Most of us first betray our intuition as children.

It happens in small, everyday moments. You feel scared around a certain adult, but you’re told to give them a hug anyway. You don’t want to go somewhere, but you’re labeled difficult or dramatic. You sense tension in the room, but everyone smiles like nothing’s wrong.

So you begin to doubt the signals in your body. You learn to disconnect from your knowing. You trade inner truth for external approval. You grow up fluent in people-pleasing, perfectionism, or performance—while the language of your own gut becomes foreign.

By the time you’re an adult, ignoring your intuition doesn’t feel like betrayal. It just feels normal.

You make choices from logic, fear, or social pressure, while that soft inner voice keeps whispering underneath the noise:

“This isn’t you. You know this isn’t you.”

The Slow Burn of Self-Betrayal

What actually happens when you ignore that voice?

At first, not much. You go on the date. You take the job. You say yes to the plan, the person, the opportunity that looked good on paper but felt wrong in your bones.

The consequences don’t always arrive in explosions. Sometimes they show up in silence. In the days you wake up tired for no reason. The way you start avoiding your own thoughts. The subtle dread before going to work. The tension in your shoulders that never fully leaves. The joy that leaks out of your laughter.

And underneath it all, a growing sense of confusion: “Why don’t I feel like myself anymore?”

The answer is painful and simple.

You’ve stopped listening to you.

The Loneliness of Betraying Your Knowing

When you ignore your intuition long enough, the world may still applaud you—but you’ll begin to feel deeply alone.

Because here’s the truth no one talks about: the deepest loneliness is not being misunderstood by others.

It’s being disconnected from yourself.

Your intuition is the part of you that always tells the truth. It sees through charm. It hears what isn’t said. It senses what your conscious mind isn’t ready to admit.

But when you dismiss it again and again, it goes quiet—not because it gives up on you, but because it can only be heard in stillness. And when that stillness is drowned by noise, the distance between who you are and how you live begins to widen.

Until one day, you wake up inside a life that looks nothing like you.

That is the quiet heartbreak of self-abandonment.

The Moments That Break You Open

Eventually, if you ignore your intuition long enough, life will send you a wake-up call.

Sometimes it comes as a slow unraveling. Burnout. Exhaustion. A career that no longer fits. A relationship you can’t pretend your way through anymore.

Other times it arrives like a thunderclap. A betrayal. A panic attack. A moment of deep humiliation. A heartbreak that cracks your identity.
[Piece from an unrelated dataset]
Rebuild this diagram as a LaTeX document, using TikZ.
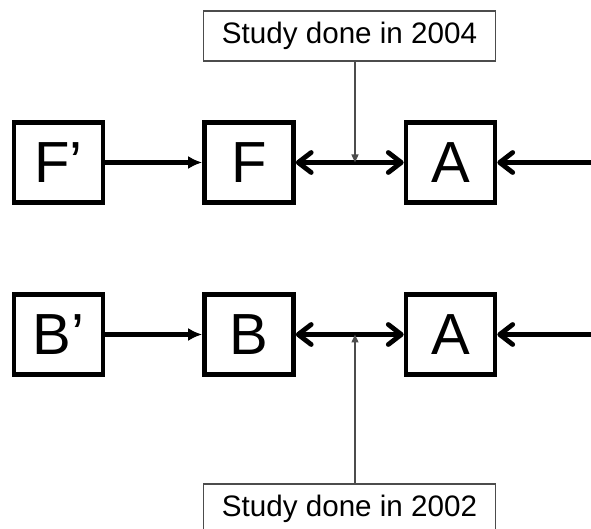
\documentclass[tikz,border=0pt]{standalone}
\usepackage{fontspec}
\setmainfont{Liberation Sans}
\usetikzlibrary{arrows.meta}

\begin{document}
\begin{tikzpicture}[x=0.5pt,y=-0.5pt,
  box/.style={draw,line width=2.3pt,minimum width=44.5pt,minimum height=40pt,inner sep=0pt,font=\fontsize{29}{32}\selectfont},
  note/.style={draw=black!70,line width=0.65pt,minimum width=146pt,minimum height=25pt,inner sep=0pt,font=\fontsize{14.8}{17}\selectfont},
  link/.style={line width=2.4pt},
  barb/.tip={Straight Barb[round,length=6.5pt,width=10pt]},
  pin/.style={draw=black!70,line width=0.65pt,-{Triangle[length=4pt,width=3.5pt]}}]
\clip (0,0) rectangle (591,529);
\useasboundingbox (0,0) rectangle (591,529);
% first row
\node[box] (Fp) at (58.5,162.5) {F'};
\node[box] (F) at (249,162.5) {F};
\node[box] (A1) at (450.5,162.5) {A};
\coordinate (in1) at (600,162.5);
\node[note] (s2004) at (349.5,36) {Study done in 2004};
\coordinate (p2004) at (355,162.5);
% second row
\node[box] (Bp) at (58.5,334.5) {B'};
\node[box] (B) at (249,334.5) {B};
\node[box] (A2) at (450.5,334.5) {A};
\coordinate (in2) at (600,334.5);
\node[note] (s2002) at (349.5,509) {Study done in 2002};
\coordinate (p2002) at (355,334.5);

\draw[link,-{Latex[length=7pt,width=6.5pt]}] (Fp) -- (F);
\draw[link,barb-barb] (F) -- (A1);
\draw[link,-barb] (in1) -- (A1);
\draw[pin] (s2004.south -| p2004) -- (p2004);

\draw[link,-{Latex[length=7pt,width=6.5pt]}] (Bp) -- (B);
\draw[link,barb-barb] (B) -- (A2);
\draw[link,-barb] (in2) -- (A2);
\draw[pin] (s2002.north -| p2002) -- (p2002);
\end{tikzpicture}
\end{document}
And in that pain, something ancient inside you stirs.

It remembers.

The voice you used to hear. The warning signs you ignored. The quiet knowing that once said, “This is not the way.”

And if you’re brave enough, that moment—however painful—can become your beginning.

The return to yourself.

Learning to Hear Again

Listening to your intuition again, after years of ignoring it, feels like learning a forgotten language. At first, it’s clumsy. Awkward. You second-guess every feeling. You don’t trust your gut. You’re scared you’ll mess it up again.
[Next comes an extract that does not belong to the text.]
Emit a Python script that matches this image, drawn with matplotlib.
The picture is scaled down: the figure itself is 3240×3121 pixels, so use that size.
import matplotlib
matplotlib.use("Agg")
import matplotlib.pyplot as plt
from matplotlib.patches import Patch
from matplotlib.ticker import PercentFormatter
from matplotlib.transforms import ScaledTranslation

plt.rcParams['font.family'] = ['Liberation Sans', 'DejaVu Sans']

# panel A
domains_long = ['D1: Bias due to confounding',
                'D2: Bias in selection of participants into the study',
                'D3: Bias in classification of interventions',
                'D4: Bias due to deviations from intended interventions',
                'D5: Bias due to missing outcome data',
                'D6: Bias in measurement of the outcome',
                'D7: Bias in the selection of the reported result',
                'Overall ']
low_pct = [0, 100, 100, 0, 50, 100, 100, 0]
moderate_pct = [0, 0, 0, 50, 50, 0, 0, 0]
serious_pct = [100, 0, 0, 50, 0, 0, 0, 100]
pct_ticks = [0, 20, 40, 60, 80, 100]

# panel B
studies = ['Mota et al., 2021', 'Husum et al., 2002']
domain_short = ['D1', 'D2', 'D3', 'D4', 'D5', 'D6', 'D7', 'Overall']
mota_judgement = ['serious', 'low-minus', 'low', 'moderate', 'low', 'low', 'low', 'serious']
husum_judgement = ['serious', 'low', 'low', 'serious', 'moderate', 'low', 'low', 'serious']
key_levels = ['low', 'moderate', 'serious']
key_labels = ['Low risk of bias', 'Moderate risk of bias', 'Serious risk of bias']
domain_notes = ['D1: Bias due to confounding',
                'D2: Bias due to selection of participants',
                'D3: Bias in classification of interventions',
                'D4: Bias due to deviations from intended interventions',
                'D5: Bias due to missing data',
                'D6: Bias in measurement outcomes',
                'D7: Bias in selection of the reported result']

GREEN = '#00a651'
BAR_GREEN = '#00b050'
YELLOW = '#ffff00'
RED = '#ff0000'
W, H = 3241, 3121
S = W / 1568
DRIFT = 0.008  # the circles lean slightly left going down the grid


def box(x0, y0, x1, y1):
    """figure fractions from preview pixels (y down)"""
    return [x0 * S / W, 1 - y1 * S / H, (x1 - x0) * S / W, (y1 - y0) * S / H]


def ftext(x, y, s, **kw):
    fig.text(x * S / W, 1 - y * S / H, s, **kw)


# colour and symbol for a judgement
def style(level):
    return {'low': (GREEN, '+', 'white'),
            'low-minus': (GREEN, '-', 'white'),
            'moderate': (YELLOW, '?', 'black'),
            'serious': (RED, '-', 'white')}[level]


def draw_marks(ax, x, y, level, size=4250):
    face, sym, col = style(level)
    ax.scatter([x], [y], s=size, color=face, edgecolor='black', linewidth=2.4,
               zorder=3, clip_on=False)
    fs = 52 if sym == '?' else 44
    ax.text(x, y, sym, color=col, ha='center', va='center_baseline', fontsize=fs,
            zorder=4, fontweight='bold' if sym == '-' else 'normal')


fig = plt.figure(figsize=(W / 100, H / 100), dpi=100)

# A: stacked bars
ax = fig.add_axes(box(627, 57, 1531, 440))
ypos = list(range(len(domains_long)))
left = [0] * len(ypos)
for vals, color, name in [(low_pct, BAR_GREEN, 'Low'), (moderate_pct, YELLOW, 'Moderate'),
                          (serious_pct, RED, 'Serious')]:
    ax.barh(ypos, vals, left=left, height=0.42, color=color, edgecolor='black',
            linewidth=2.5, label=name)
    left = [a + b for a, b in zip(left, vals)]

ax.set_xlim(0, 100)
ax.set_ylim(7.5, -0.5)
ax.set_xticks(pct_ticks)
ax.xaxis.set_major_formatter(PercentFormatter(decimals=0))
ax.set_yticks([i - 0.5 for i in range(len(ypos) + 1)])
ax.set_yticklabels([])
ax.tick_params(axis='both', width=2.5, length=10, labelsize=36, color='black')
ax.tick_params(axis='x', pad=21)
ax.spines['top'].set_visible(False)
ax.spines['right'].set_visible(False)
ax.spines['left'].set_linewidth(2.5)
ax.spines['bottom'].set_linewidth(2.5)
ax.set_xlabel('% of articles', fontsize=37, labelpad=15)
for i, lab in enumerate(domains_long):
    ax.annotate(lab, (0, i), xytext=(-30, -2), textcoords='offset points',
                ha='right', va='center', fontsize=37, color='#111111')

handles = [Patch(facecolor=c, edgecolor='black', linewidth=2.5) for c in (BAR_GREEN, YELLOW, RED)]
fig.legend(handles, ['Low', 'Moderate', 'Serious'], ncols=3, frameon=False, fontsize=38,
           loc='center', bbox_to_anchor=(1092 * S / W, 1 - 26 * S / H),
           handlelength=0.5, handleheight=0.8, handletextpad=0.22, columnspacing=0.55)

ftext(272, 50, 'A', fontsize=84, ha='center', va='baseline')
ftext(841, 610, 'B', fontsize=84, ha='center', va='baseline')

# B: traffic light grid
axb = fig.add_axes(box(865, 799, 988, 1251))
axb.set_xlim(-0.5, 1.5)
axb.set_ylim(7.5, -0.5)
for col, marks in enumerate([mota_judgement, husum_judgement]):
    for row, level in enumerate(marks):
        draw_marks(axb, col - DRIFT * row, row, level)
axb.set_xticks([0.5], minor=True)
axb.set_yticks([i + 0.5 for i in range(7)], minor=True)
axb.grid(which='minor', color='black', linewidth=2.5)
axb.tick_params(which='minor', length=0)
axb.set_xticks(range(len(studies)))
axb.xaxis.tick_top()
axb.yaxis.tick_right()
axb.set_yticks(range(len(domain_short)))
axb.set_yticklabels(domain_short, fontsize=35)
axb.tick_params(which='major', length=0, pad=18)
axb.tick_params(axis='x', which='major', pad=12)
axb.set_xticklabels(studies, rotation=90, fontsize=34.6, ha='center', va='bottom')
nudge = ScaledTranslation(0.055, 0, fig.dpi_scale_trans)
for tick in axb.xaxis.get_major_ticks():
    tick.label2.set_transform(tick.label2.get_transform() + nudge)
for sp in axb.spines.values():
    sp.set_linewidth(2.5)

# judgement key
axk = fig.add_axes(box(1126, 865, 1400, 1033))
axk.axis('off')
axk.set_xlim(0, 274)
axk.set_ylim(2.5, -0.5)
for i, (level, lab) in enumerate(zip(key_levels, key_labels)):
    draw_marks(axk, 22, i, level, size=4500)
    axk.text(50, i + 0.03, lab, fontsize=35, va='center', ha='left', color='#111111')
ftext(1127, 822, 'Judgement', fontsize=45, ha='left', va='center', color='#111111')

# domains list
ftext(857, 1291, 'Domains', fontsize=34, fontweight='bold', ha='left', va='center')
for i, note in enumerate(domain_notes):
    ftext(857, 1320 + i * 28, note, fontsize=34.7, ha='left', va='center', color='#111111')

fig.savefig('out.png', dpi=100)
But this is how healing begins.

You start paying attention to what makes you tense, what gives you energy, what drains your spirit. You notice the conversations that leave you feeling hollow. The people who activate your anxiety. The decisions that fill you with dread for no obvious reason.
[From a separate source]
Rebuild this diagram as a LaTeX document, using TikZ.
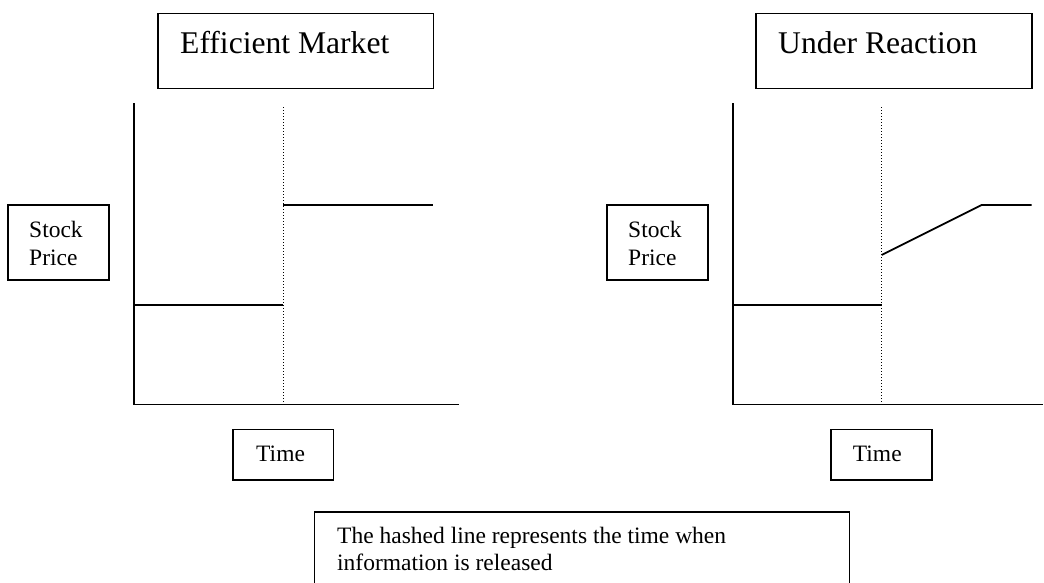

And you stop demanding that your intuition explain itself. You learn to trust the feeling even when the facts aren’t clear.

You begin choosing what feels aligned, even if it doesn’t make sense on paper.

And slowly, the voice grows louder.

You sleep better. Laugh more. Move differently in rooms. You begin making choices that feel like peace instead of performance. You say “no” and realize the world doesn’t end. You say “yes” to things you used to think you weren’t worthy of. You stop over-explaining. You stop apologizing for being who you are.

And one day, you realize:

You feel like you again.

The Cost of Living Disconnected

The longer you ignore your intuition, the more disconnected you become—from your body, your desires, your integrity. And disconnection always seeks numbing.

That’s why so many people reach for food, alcohol, work, shopping, noise, or control. Not because they lack discipline—but because they’re trying to silence the ache of living out of alignment.

You can’t silence the soul without side effects.

Anxiety. Depression. Chronic fatigue. Low-grade resentment. The constant feeling that something’s off, even when nothing looks wrong.

This is what happens when you live from the outside in instead of the inside out.

And no amount of external success will fix the fracture.

Because intuition doesn’t care about how your life looks.

It cares about how it feels.

The Courage to Return

Returning to your intuition means risking disapproval. It means shedding the masks. Ending the performance. Saying goodbye to relationships, careers, and identities that no longer fit.

It’s terrifying. And it’s holy.

Because once you start listening again, you realize: you were never lost. You were just ignoring the compass that was always inside you.

Intuition isn’t about perfection. It doesn’t guarantee safety or clarity. But it does bring you into integrity. And that integrity becomes the foundation for a life that is not just impressive, but honest.

You stop outsourcing your wisdom. You stop asking the world who you’re allowed to be.

And you start coming home.

The New Way of Living

When you live intuitively, everything changes.

You no longer tolerate what drains you. You prioritize peace over approval. You walk away quicker. You choose partners, careers, and dreams that feel expansive—not just impressive.

You become magnetic—not because you’re trying to, but because people can feel when someone is fully themselves.

You trust the pause. You listen to your dreams. You act on what you know before the fear talks you out of it.

And most importantly—you forgive yourself for the times you didn’t.

Because here’s the final truth:

Ignoring your intuition may have cost you time, relationships, or opportunities. But it also taught you what not listening feels like. And that memory becomes your teacher.

It sharpens your hearing. It softens your heart.

It brings you back to the voice you silenced—stronger than before.